• Job: Copy out, with no alterations, the lines below running from the one containing "Emit a Python" to the one containing "plt.rcParams['font.family'] = ['Liberation", inclusive at each end; pictures are omitted.

════

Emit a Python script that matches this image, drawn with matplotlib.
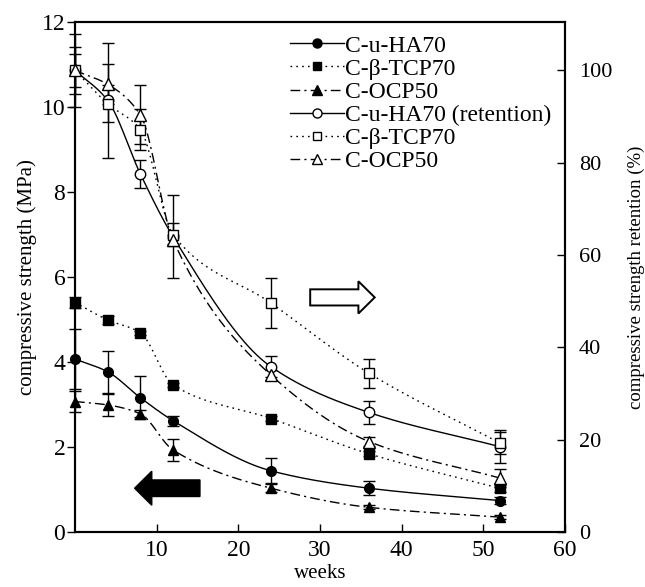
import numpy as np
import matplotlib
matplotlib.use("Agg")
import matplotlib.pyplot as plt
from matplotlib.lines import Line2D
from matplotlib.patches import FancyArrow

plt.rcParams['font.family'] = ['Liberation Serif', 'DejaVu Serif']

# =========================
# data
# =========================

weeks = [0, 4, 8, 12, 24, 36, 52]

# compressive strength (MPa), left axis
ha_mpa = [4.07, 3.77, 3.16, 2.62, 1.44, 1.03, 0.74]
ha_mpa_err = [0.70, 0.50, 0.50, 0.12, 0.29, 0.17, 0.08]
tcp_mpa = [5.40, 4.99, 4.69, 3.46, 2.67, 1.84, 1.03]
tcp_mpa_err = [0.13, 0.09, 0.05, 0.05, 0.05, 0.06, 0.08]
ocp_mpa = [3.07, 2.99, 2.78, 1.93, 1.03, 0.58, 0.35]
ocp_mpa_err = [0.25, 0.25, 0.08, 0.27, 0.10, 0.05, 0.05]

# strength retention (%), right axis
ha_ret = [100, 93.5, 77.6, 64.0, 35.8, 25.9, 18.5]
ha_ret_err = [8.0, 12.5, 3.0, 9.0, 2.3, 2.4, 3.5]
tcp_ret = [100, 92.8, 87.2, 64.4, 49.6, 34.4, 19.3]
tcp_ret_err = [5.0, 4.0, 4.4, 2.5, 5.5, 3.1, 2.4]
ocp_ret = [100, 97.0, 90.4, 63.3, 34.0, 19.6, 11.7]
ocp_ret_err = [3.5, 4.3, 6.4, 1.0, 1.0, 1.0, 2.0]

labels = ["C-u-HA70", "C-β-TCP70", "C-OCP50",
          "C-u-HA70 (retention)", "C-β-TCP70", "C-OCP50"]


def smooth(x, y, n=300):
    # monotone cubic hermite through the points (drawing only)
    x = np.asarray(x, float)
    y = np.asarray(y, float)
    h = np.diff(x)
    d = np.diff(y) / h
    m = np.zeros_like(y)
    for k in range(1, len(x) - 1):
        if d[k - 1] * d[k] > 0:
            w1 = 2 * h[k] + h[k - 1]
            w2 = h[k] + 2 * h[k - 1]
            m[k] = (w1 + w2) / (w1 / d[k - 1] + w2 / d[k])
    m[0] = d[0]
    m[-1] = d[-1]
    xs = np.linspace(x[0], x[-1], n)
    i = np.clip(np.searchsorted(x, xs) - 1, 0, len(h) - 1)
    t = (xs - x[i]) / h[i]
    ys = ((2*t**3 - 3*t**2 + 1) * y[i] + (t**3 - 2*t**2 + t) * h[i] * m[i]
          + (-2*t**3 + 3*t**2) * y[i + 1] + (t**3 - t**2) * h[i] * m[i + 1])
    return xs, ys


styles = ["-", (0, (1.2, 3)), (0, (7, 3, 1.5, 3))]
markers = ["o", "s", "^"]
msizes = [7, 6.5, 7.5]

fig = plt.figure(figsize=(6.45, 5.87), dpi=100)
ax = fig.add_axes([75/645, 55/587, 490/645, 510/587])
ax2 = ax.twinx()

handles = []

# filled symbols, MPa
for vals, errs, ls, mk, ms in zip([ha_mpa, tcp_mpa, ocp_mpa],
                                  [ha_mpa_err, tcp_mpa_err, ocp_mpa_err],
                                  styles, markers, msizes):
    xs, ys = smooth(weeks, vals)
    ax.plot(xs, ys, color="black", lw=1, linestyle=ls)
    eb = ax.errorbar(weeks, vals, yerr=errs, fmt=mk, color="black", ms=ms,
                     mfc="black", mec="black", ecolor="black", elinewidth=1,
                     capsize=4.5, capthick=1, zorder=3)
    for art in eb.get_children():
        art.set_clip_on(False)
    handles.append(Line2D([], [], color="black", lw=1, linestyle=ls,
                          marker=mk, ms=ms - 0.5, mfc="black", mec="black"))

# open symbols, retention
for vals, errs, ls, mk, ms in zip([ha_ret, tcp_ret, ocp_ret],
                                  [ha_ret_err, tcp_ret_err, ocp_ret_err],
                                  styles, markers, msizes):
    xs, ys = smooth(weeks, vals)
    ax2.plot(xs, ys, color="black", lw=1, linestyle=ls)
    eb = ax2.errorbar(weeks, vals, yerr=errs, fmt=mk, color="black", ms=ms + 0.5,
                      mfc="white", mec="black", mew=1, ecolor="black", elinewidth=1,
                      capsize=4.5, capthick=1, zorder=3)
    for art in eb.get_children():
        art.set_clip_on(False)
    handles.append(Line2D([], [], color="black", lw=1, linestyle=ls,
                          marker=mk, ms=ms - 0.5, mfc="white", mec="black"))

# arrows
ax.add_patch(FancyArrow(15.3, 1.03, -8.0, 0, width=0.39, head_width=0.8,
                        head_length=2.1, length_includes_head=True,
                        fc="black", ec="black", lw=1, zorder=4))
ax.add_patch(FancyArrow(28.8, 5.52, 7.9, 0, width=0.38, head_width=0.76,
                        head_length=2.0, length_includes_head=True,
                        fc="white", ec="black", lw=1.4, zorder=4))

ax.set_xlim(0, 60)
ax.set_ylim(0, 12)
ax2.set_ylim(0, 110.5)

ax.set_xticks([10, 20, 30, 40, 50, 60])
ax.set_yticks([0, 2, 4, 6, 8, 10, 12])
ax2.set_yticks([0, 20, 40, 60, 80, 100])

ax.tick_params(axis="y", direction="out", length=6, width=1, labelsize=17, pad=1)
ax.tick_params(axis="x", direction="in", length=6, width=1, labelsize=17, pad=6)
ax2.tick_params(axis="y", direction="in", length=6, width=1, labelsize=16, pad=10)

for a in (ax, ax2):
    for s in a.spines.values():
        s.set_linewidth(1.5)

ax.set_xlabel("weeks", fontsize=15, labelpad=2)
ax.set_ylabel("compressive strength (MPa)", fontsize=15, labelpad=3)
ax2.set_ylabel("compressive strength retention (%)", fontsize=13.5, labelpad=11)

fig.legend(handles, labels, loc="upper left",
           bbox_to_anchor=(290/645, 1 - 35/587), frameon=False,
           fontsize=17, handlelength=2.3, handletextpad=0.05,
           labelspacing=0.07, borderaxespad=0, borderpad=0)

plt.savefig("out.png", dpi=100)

════

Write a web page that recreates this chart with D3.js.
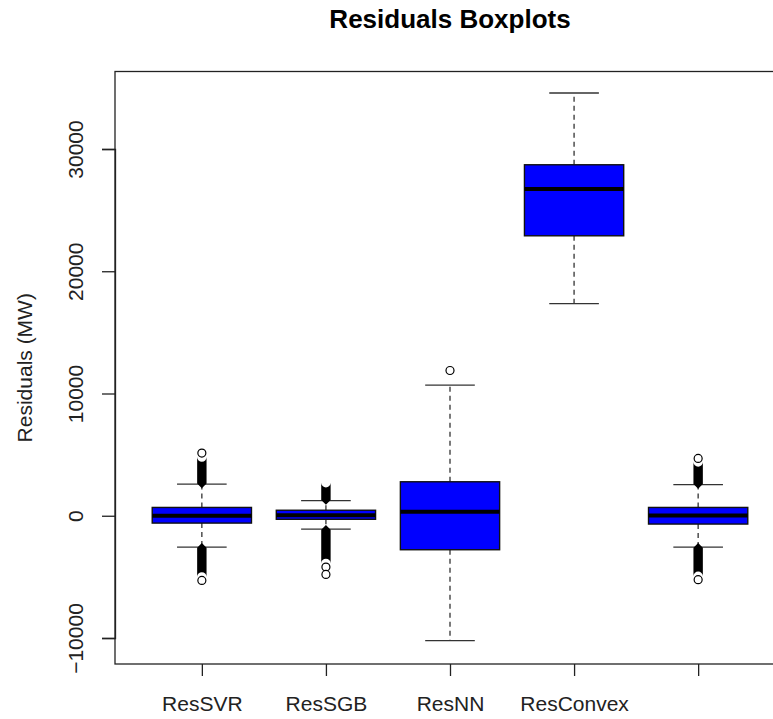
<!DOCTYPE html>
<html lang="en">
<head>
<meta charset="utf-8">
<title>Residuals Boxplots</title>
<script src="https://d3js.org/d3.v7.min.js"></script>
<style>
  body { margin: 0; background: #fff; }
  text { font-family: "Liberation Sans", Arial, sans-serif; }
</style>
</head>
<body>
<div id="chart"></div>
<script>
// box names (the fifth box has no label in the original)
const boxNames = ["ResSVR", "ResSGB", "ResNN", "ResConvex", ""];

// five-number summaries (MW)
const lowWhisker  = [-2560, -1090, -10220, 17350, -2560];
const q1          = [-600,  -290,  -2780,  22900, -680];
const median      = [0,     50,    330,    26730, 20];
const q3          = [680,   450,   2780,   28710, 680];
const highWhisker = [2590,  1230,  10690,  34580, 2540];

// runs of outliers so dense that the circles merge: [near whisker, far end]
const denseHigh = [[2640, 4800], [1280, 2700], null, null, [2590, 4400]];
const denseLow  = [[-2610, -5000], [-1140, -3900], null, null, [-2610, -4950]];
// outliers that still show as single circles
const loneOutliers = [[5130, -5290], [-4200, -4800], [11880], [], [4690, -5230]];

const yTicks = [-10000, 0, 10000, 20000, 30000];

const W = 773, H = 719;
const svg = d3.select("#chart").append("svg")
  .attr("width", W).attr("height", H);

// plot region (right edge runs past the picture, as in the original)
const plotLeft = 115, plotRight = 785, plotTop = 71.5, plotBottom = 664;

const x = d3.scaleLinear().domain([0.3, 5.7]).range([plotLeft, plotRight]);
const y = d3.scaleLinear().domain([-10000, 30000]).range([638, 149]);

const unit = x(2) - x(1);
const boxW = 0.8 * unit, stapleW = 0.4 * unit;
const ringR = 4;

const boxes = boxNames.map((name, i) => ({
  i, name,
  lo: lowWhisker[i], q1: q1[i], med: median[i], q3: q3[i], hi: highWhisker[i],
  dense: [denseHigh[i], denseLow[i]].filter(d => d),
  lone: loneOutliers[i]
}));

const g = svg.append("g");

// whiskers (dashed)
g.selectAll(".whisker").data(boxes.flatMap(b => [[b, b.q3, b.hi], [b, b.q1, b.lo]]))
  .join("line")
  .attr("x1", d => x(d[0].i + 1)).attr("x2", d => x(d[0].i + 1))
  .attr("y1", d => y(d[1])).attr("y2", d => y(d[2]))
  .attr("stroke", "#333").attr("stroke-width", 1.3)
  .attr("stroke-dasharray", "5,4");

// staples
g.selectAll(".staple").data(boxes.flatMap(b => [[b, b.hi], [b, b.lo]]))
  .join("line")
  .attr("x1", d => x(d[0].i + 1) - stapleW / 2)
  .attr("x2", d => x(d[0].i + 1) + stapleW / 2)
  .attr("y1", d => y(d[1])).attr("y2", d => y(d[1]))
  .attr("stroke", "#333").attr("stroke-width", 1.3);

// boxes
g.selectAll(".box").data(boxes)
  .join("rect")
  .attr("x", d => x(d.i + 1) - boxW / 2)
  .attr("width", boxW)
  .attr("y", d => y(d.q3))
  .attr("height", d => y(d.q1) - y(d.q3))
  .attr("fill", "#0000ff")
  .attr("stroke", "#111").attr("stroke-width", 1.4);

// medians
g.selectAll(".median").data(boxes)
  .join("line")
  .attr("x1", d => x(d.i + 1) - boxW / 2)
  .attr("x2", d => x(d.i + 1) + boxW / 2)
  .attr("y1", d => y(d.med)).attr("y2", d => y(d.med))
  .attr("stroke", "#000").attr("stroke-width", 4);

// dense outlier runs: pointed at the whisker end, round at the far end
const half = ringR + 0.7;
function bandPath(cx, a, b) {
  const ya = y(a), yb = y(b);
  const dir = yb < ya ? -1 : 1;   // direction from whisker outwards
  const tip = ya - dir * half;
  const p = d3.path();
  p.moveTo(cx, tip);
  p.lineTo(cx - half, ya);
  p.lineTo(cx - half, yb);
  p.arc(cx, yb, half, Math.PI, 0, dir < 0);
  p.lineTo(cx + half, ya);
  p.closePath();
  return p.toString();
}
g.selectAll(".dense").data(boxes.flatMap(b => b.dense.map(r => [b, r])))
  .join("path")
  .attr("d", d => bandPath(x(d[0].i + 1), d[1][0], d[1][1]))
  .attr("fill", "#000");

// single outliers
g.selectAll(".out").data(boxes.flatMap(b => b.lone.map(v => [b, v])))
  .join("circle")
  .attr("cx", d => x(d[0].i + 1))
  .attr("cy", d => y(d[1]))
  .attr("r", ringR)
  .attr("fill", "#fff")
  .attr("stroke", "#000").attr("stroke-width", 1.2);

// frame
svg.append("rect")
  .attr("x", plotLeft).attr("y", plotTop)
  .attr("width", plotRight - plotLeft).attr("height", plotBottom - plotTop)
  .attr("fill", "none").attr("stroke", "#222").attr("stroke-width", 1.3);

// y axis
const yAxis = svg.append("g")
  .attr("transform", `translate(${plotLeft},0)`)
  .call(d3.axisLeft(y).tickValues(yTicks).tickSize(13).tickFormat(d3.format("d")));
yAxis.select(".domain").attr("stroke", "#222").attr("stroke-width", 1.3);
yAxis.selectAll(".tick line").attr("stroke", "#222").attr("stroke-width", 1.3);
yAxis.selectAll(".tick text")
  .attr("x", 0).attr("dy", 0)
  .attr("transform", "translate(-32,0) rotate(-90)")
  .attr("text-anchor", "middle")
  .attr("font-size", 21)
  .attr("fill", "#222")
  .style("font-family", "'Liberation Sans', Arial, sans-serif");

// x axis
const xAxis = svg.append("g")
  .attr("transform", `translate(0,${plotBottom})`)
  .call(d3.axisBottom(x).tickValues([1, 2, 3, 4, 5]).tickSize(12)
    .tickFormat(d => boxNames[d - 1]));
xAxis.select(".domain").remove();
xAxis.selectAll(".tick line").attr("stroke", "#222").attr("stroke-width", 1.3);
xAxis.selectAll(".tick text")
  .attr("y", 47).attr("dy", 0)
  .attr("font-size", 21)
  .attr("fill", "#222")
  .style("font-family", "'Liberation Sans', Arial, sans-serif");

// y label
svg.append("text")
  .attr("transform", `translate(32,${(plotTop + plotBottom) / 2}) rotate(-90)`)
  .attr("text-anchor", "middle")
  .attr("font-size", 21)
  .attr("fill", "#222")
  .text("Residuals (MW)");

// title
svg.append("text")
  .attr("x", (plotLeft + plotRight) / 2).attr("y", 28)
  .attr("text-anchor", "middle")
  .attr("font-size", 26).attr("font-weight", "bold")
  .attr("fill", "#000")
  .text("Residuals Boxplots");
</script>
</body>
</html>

════

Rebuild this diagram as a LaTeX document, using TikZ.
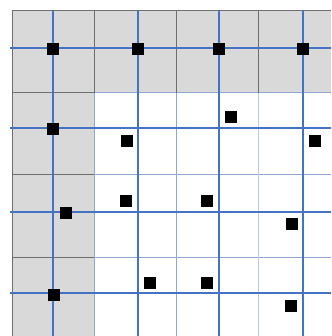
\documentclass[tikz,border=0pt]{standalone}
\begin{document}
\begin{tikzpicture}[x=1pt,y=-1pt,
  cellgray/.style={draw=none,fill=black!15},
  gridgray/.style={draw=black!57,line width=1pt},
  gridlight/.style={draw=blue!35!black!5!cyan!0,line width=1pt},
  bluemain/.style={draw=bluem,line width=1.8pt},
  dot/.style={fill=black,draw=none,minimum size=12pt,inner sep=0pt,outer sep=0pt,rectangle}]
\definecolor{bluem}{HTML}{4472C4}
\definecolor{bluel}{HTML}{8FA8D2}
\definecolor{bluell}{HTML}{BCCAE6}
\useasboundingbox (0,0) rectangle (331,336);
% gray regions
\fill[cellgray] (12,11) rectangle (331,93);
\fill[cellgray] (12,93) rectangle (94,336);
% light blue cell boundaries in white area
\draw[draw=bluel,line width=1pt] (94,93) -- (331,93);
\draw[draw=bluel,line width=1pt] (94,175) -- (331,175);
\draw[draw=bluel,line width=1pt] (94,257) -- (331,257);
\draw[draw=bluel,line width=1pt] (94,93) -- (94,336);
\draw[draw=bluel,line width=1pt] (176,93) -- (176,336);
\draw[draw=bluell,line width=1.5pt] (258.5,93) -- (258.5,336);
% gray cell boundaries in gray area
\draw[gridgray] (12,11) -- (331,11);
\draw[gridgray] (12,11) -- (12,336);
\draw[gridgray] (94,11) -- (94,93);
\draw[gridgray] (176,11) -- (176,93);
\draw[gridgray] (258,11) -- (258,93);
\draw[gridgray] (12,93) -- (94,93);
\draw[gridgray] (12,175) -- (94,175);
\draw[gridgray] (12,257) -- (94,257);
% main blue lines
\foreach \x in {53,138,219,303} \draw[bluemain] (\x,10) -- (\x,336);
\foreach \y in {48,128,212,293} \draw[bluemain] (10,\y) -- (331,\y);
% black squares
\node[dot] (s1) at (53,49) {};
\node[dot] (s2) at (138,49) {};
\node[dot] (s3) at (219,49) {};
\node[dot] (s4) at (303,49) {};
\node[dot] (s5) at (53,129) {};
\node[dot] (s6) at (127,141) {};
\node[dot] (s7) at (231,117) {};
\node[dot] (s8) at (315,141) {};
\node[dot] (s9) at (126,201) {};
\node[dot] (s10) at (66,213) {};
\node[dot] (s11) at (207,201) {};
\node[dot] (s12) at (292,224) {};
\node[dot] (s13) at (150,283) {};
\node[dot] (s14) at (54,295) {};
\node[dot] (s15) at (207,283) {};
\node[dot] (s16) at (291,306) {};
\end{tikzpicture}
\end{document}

════

• Exercise response:
Emit a Python script that matches this image, drawn with matplotlib.
import numpy as np
import matplotlib
matplotlib.use("Agg")
import matplotlib.pyplot as plt
from matplotlib.lines import Line2D
from matplotlib.patches import FancyArrow

plt.rcParams['font.family'] = ['Liberation Serif', 'DejaVu Serif']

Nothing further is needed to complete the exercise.